Colocated with the Great Firewall is an entirely different claim, and not one that ATT makes. Your citizenlab article provides a possible case for it, but that's a different discussion.

And even then, it could be some third party cache poisoning attack, etc. The citizenlab evidence would look exactly the same.

This is likely China, as I said, but let's not pretend that we know more than we do.

Why does it matter whether ATT made the claim?
Also the Great Firewall isn't one box admin'd by a single actor. It's a set of network firewalls managed by different network entities to fulfill legal obligations. It could be one of them acting alone.

Then there's the question of how separate the operating company is from the Party..

Acting alone? Yeah right. Do that in the PRC, and you'll probably be in a "reeducation camp" by the end of the week.
Interestingly, Xi was sent to a re-education camp in his youth and now he is the most powerful person in China.
Please. For it not to be the government would mean that there's an extra-governmental organization within the PRC with the resources and network access to conduct a massive DDoS attack, which the communist government would never allow.
> conduct a massive DDoS attack

That's not an accurate summary of what they're doing.

They're intermittently serving poisoned js in place of known analytics scripts.

Which changes the potential "who" a bit.

Either someone hacked the root Baidu servers, Baidu is involved, or the network requests are being manipulated by Chinese controlled entities.

There’s a high probability this is state run. There’s probably tons of offensive cyber teams in China and these are hitting sites like Greatfire.org which documents Chinese censorship (which was also why Github was hit if I’m not mistaken).

It’s not surprising that the organs of censorship would be used to target attempts to expose said censorship.

Absolutely. Or potentially some cert wonkery.

I haven't looked at this closely enough to know how the script's chaining works, or if China retains MitM capability across TLS.

Regardless, it's nice to be reasonably accurate when we're tossing around claims.

“Conduct” in this case could mean performing but most likely means directing.
> There are plenty of people on the mainland that hate what's going on in HK, and who are not the government.

AFAIK, those people are generally not capable of performing a MITM attack on traffic coming from sources inside China.

How would a non-government entity achieve this?
pwn a couple ad servers and service the poisoned js. It doesn't seem something that a dedicated malicious hacker group couldn't do.
Except that's not what's happening here, unless your claim is they compromised baidu and Qihoo 360 and both don't care to fix it.

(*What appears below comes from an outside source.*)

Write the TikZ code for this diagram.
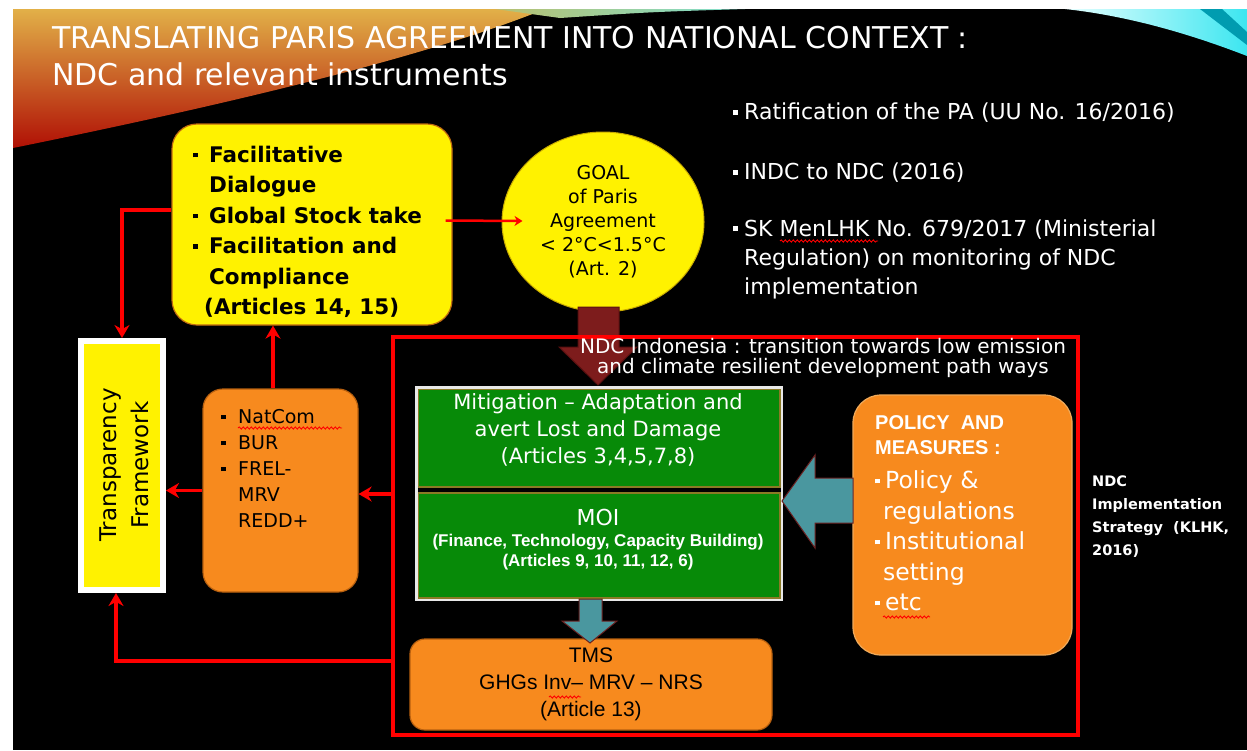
\documentclass[tikz,border=0pt]{standalone}
\usepackage{fontspec}
\setmainfont{DejaVu Sans}
\newfontfamily\lib[Ligatures=TeX]{Liberation Sans}
\usetikzlibrary{arrows.meta,calc,fit,shapes.geometric,decorations.pathmorphing}
\definecolor{orfill}{HTML}{F78A1E}
\definecolor{orline}{HTML}{B8600F}
\definecolor{pollin}{HTML}{F0AA5A}
\definecolor{grfill}{HTML}{078A08}
\definecolor{grline}{HTML}{8A7A25}
\definecolor{grpline}{HTML}{E8E8E8}
\definecolor{tealc}{HTML}{4A979F}
\definecolor{tealline}{HTML}{6A2020}
\definecolor{maroon}{HTML}{7D1C1C}
\definecolor{maroonline}{HTML}{5A1010}
\definecolor{ylline}{HTML}{C06A10}
\definecolor{goalline}{HTML}{C8AA00}
\definecolor{swA}{HTML}{E2B048}
\definecolor{swB}{HTML}{E87010}
\definecolor{swC}{HTML}{B01005}
\definecolor{gnA}{HTML}{B8C070}
\definecolor{gnB}{HTML}{0B6B2A}
\definecolor{gnC}{HTML}{7FE0D0}
\definecolor{cyA}{HTML}{E6FFFF}
\definecolor{cyB}{HTML}{3CE6F0}
\definecolor{cyC}{HTML}{009CB0}
\newcommand\fsz[2]{\fontsize{#1}{#2}\selectfont}
\newcommand\wbul{\makebox[11pt][l]{\rule[5pt]{5pt}{5pt}}}
\newcommand\pbul{\makebox[10pt][l]{\rule[5.5pt]{4.5pt}{4.5pt}}}
\newcommand\kbul{\makebox[17pt][l]{\rule[4pt]{4.5pt}{4.5pt}}}
\newcommand\ybul{\makebox[16pt][l]{\rule[5pt]{4.5pt}{4.5pt}}}
\tikzset{
  redarr/.style={draw=red, line width=3.5pt, -{Stealth[length=13pt,width=15pt]}},
  smallarr/.style={draw=red, line width=2.5pt, -{Stealth[length=8pt,width=10pt]}},
  orbox/.style={rectangle, fill=orfill, draw=orline, line width=1.2pt, inner sep=0pt},
  grbox/.style={rectangle, fill=grfill, draw=grline, line width=1.5pt, inner sep=0pt, minimum width=362pt},
  txt/.style={inner sep=0pt, align=left},
  ctxt/.style={inner sep=0pt, align=center},
  spell/.style={draw=red, line width=0.9pt, decorate, decoration={snake, amplitude=1.1pt, segment length=4pt}},
  blockarr/.style={line width=1pt, line join=miter},
}
\begin{document}
\begin{tikzpicture}[x=1pt,y=-1pt]
\useasboundingbox (0,0) rectangle (1247,750);
% background
\fill[white] (0,0) rectangle (1247,750);
\fill[black] (13,9) rectangle (1247,750);
% top decorations
\shade[top color=swA, middle color=swB, bottom color=swC]
  (13,9) -- (545,9) .. controls (420,60) and (200,110) .. (13,148) -- cycle;
\shade[left color=gnA, middle color=gnB, right color=gnC]
  (495,9) -- (745,9) .. controls (650,12) .. (560,18) -- cycle;
\shade[left color=cyA, right color=cyB]
  (1065,9) -- (1247,9) -- (1247,56) .. controls (1180,30) and (1120,15) .. (1065,9) -- cycle;
\fill[cyC] (1200,9) -- (1222,9) -- (1247,32) -- (1247,45) -- cycle;

% title
\node[anchor=base west, inner sep=0pt, text=white, font=\fsz{30}{36}] (t1) at (52,48) {TRANSLATING PARIS AGREEMENT INTO NATIONAL CONTEXT :};
\node[anchor=base west, inner sep=0pt, text=white, font=\fsz{30}{36}] (t2) at (52,85) {NDC and relevant instruments};

% right texts
\node[txt, anchor=west, text=white, font=\fsz{22}{29}] (r1) at (733,113) {\wbul Ratification of the PA (UU No. 16/2016)};
\node[txt, anchor=west, text=white, font=\fsz{22}{29}] (r2) at (733,173) {\wbul INDC to NDC (2016)};
\node[txt, anchor=west, text=white, font=\fsz{22}{29}] (r3) at (733,259) {\wbul SK MenLHK No. 679/2017 (Ministerial\\\hspace*{11pt}Regulation) on monitoring of NDC\\\hspace*{11pt}implementation};

% facilitative box
\node[rectangle, rounded corners=25pt, fill=yellow, draw=ylline, line width=1.2pt, minimum width=280pt, minimum height=201pt, inner sep=0pt] (fac) at (312,224.5) {};
\node[txt, anchor=west, font=\fsz{21.5}{30.5}\bfseries] (factxt) at (193,232) {\ybul Facilitative\\\hspace*{16pt}Dialogue\\\ybul Global Stock take\\\ybul Facilitation and\\\hspace*{16pt}Compliance\\\hspace*{11pt}(Articles 14, 15)};

% goal circle
\node[ellipse, fill=yellow, draw=goalline, line width=1pt, minimum width=202pt, minimum height=180pt, inner sep=0pt, align=center, font=\fsz{19}{24}] (goal) at (603,222) {GOAL\\of Paris\\Agreement\\< 2°C<1.5°C\\(Art. 2)};
\draw[smallarr] ($(fac.east)+(-7,-4)$) -- ($(goal.west)+(21,-1)$);

% maroon block arrow
\filldraw[blockarr, fill=maroon, draw=maroonline] (578,307) -- (619,307) -- (619,347) -- (637,347) -- (598,385) -- (559,347) -- (578,347) -- cycle;

% frame
\node[rectangle, draw=red, line width=4pt, outer sep=0pt, inner sep=0pt, minimum width=685pt, minimum height=398pt] (frame) at (735.5,536) {};
\node[ctxt, text=white, font=\fsz{20}{20}] (ndctxt) at (823,358) {NDC Indonesia : transition towards low emission\\and climate resilient development path ways};

% green boxes
\node[grbox, minimum height=98pt] (mit) at (599,438) {};
\node[grbox, minimum height=105pt] (moi) at (599,545.5) {};
\node[draw=grpline, line width=2.5pt, inner sep=1pt, fit=(mit)(moi)] (grp) {};
\node[ctxt, text=white, font=\fsz{21}{27}] (mittxt) at (598,430) {Mitigation – Adaptation and\\avert Lost and Damage\\(Articles 3,4,5,7,8)};
\node[ctxt, text=white, font=\fsz{22}{26}] (moit) at (598,517) {MOI};
\node[ctxt, text=white, font=\lib\fsz{17}{20}\bfseries] (mois) at (598,552) {(Finance, Technology, Capacity Building)\\(Articles 9, 10, 11, 12, 6)};

% TMS box
\node[orbox, rounded corners=15pt, minimum width=362pt, minimum height=91pt, align=center, font=\lib\fsz{21}{27}] (tms) at (591,684.5) {TMS\\GHGs Inv– MRV – NRS\\(Article 13)};
\filldraw[blockarr, fill=tealc, draw=tealline] (579,599) -- (602,599) -- (602,621) -- (617,621) -- (590,643) -- (562,621) -- (579,621) -- cycle;

% policy box
\node[orbox, draw=pollin, rounded corners=28pt, minimum width=219pt, minimum height=260pt] (pol) at (962.5,525) {};
\filldraw[blockarr, fill=tealc, draw=tealline] (853,478) -- (815,478) -- (815,455) -- (782,501) -- (815,548) -- (815,523) -- (853,523) -- cycle;
\node[txt, anchor=west, text=white, font=\lib\fsz{20}{25}\bfseries] (poltitle) at (875,435.5) {POLICY~~AND\\MEASURES :};
\node[txt, anchor=west, text=white, font=\fsz{23.5}{30.5}] (polbody) at (875,541) {\pbul Policy \&\\\hspace*{8pt}regulations\\\pbul Institutional\\\hspace*{8pt}setting\\\pbul etc};

% NatCom box
\node[orbox, rounded corners=20pt, minimum width=155pt, minimum height=203pt] (nat) at (280.5,490.5) {};
\node[txt, anchor=west, font=\fsz{19}{26}] (nattxt) at (221,468) {\kbul NatCom\\\kbul BUR\\\kbul FREL-\\\hspace*{17pt}MRV\\\hspace*{17pt}REDD+};

% transparency framework
\node[rectangle, fill=yellow, draw=white, line width=6pt, minimum width=82pt, minimum height=249pt, inner sep=0pt] (trans) at (122,465.5) {};
\node[ctxt, rotate=90, font=\fsz{23}{32}] (transtxt) at (124,465) {Transparency\\Framework};

% implementation strategy note
\node[txt, anchor=west, text=white, font=\fsz{14.5}{23}\bfseries] (impl) at (1092,517) {NDC\\Implementation\\Strategy~~(KLHK,\\2016)};

% red connectors
\coordinate (natTop) at ($(nat.north)+(-7.5,0)$);
\draw[redarr] (natTop) -- (natTop |- fac.south);
\draw[redarr] (nat.west) -- (nat.west -| trans.east);
\coordinate (facL) at ($(fac.west)+(0,-14.5)$);
\draw[redarr] (facL) -| (trans.north);
\coordinate (frA) at ($(frame.west)+(0,-42)$);
\draw[redarr] (frA) -- (frA -| nat.east);
\coordinate (frB) at ($(frame.west)+(0,125)$);
\draw[redarr] (frB) -| ($(trans.south)+(-6,0)$);

% spell-check squiggles
\draw[spell] (780,241) -- (878,241);
\draw[spell] (238,428) -- (342,428);
\draw[spell] (883,617) -- (930,617);
\draw[spell] (549,697) -- (581,697);
\end{tikzpicture}
\end{document}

baidu and Qihoo 360 are massive companies. Serving the stuff either means they are doing it deliberately (on behalf of the government), or an active MITM is doing it, which given the scale can only mean ISP and ergo (since this is China) government level. The active MITM seems plausible since a) only unencrypted http traffic gets injected (so far), and b) the Chinese government wouldn't want to put the onus on two of their most important internet companies alone.

Baidu could be doing it only to http traffic to make people think it's the government... But I can't imagine that they would want to seem as if they're putting words in the government's mouth.